__Exercise prompt__: Reproduce the records that follow in full, excluding any picture they contain.
·····
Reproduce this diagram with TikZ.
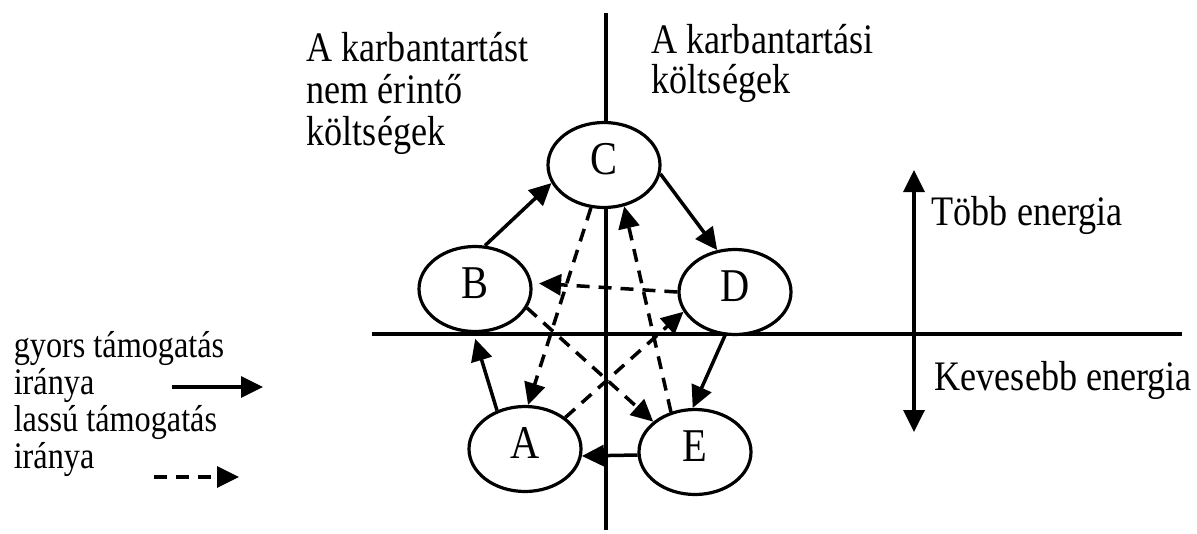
\documentclass[tikz,border=0pt]{standalone}
\usepackage{fontspec}
\setmainfont{Liberation Serif}[FakeStretch=0.86]
\usepackage{tikz}
\usetikzlibrary{arrows.meta,shapes.geometric}

\begin{document}
\begin{tikzpicture}[x=1pt, y=-1pt, line width=3.5pt,
    >={Triangle[length=22pt,width=21pt]},
    allapot/.style={draw, ellipse, fill=white, inner sep=0pt, line width=3.2pt,
        minimum width=112pt, minimum height=85pt, text depth=12pt,
        font=\fontsize{47}{47}\selectfont},
    felirat/.style={anchor=base west, align=left, inner sep=0pt,
        font=\fontsize{42}{42}\selectfont},
    lassu/.style={->, dash pattern=on 13pt off 9pt}]
    \useasboundingbox (0,0) rectangle (1197,533);

    % Tengelyek
    \coordinate (fent) at (606,13);
    \coordinate (lent) at (606,530);
    \coordinate (bal) at (372,334);
    \coordinate (jobb) at (1182,334);
    \draw[line width=3.2pt] (fent) -- (lent);
    \draw[line width=3.2pt] (bal) -- (jobb);

    % Feliratok a tengelyek mellett (base = utolso sor)
    \node[felirat] (nemerinto) at (305,145) {A karbantartást\\nem érintő\\költségek};
    \node[felirat, font=\fontsize{42}{40}\selectfont] (karbkolts) at (650,93) {A karbantartási\\költségek};
    \node[felirat] (tobbtxt) at (930,225) {Több energia};
    \node[felirat] (kevestxt) at (933,390) {Kevesebb energia};

    % Energia nyil
    \coordinate (tobb) at (914,170);
    \coordinate (keves) at (914,432);
    \draw[<->] (keves) -- (tobb);

    % Allapotok
    \foreach \n/\x/\y in {A/525/449, B/475/289, C/604/165, D/735/292, E/695/452} {
        \node[allapot] (\n) at (\x,\y) {\n};
    }

    % Gyors tamogatas (folytonos)
    \draw[->] (B.77) -- (C.199);
    \draw[->] (C.351) -- (D.113);
    \draw[->] (D.257) -- (E.93);
    \draw[->] (E.183) -- (A.353);
    \draw[->, shorten >=6pt] (A.126) -- (B.268);

    % Lassu tamogatas (szaggatott)
    \draw[lassu] (C.253) -- (A.86);
    \draw[lassu] (E.121) -- (C.296);
    \draw[lassu, shorten >=7pt] (D.180) -- (B.6);
    \draw[lassu] (B.340) -- (E.144);
    \draw[lassu] (A.38) -- (D.201);

    % Jelmagyarazat
    \node[felirat, font=\fontsize{37.5}{37}\selectfont] (jelm) at (12,468)
        {gyors támogatás\\iránya\\lassú támogatás\\iránya};
    \coordinate (gy1) at (172,387);
    \coordinate (gy2) at (263,387);
    \coordinate (l1) at (154,477);
    \coordinate (l2) at (239,477);
    \draw[->] (gy1) -- (gy2);
    \draw[lassu] (l1) -- (l2);
\end{tikzpicture}
\end{document}
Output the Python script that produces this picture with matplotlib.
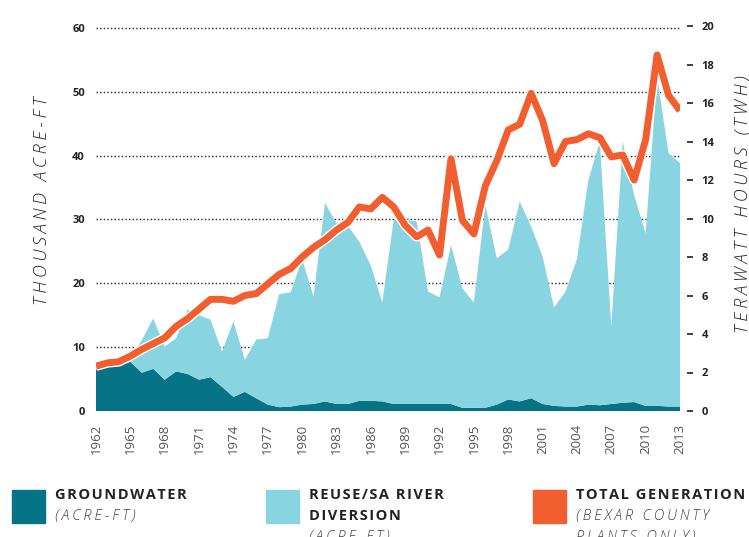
·····
__Result below__:
Reproduce this diagram with TikZ.
\documentclass[tikz,border=0pt]{standalone}
\usepackage{fontspec}
\setmainfont{Liberation Serif}[FakeStretch=0.86]
\usepackage{tikz}
\usetikzlibrary{arrows.meta,shapes.geometric}

\begin{document}
\begin{tikzpicture}[x=1pt, y=-1pt, line width=3.5pt,
    >={Triangle[length=22pt,width=21pt]},
    allapot/.style={draw, ellipse, fill=white, inner sep=0pt, line width=3.2pt,
        minimum width=112pt, minimum height=85pt, text depth=12pt,
        font=\fontsize{47}{47}\selectfont},
    felirat/.style={anchor=base west, align=left, inner sep=0pt,
        font=\fontsize{42}{42}\selectfont},
    lassu/.style={->, dash pattern=on 13pt off 9pt}]
    \useasboundingbox (0,0) rectangle (1197,533);

    % Tengelyek
    \coordinate (fent) at (606,13);
    \coordinate (lent) at (606,530);
    \coordinate (bal) at (372,334);
    \coordinate (jobb) at (1182,334);
    \draw[line width=3.2pt] (fent) -- (lent);
    \draw[line width=3.2pt] (bal) -- (jobb);

    % Feliratok a tengelyek mellett (base = utolso sor)
    \node[felirat] (nemerinto) at (305,145) {A karbantartást\\nem érintő\\költségek};
    \node[felirat, font=\fontsize{42}{40}\selectfont] (karbkolts) at (650,93) {A karbantartási\\költségek};
    \node[felirat] (tobbtxt) at (930,225) {Több energia};
    \node[felirat] (kevestxt) at (933,390) {Kevesebb energia};

    % Energia nyil
    \coordinate (tobb) at (914,170);
    \coordinate (keves) at (914,432);
    \draw[<->] (keves) -- (tobb);

    % Allapotok
    \foreach \n/\x/\y in {A/525/449, B/475/289, C/604/165, D/735/292, E/695/452} {
        \node[allapot] (\n) at (\x,\y) {\n};
    }

    % Gyors tamogatas (folytonos)
    \draw[->] (B.77) -- (C.199);
    \draw[->] (C.351) -- (D.113);
    \draw[->] (D.257) -- (E.93);
    \draw[->] (E.183) -- (A.353);
    \draw[->, shorten >=6pt] (A.126) -- (B.268);

    % Lassu tamogatas (szaggatott)
    \draw[lassu] (C.253) -- (A.86);
    \draw[lassu] (E.121) -- (C.296);
    \draw[lassu, shorten >=7pt] (D.180) -- (B.6);
    \draw[lassu] (B.340) -- (E.144);
    \draw[lassu] (A.38) -- (D.201);

    % Jelmagyarazat
    \node[felirat, font=\fontsize{37.5}{37}\selectfont] (jelm) at (12,468)
        {gyors támogatás\\iránya\\lassú támogatás\\iránya};
    \coordinate (gy1) at (172,387);
    \coordinate (gy2) at (263,387);
    \coordinate (l1) at (154,477);
    \coordinate (l2) at (239,477);
    \draw[->] (gy1) -- (gy2);
    \draw[lassu] (l1) -- (l2);
\end{tikzpicture}
\end{document}
Output the Python script that produces this picture with matplotlib.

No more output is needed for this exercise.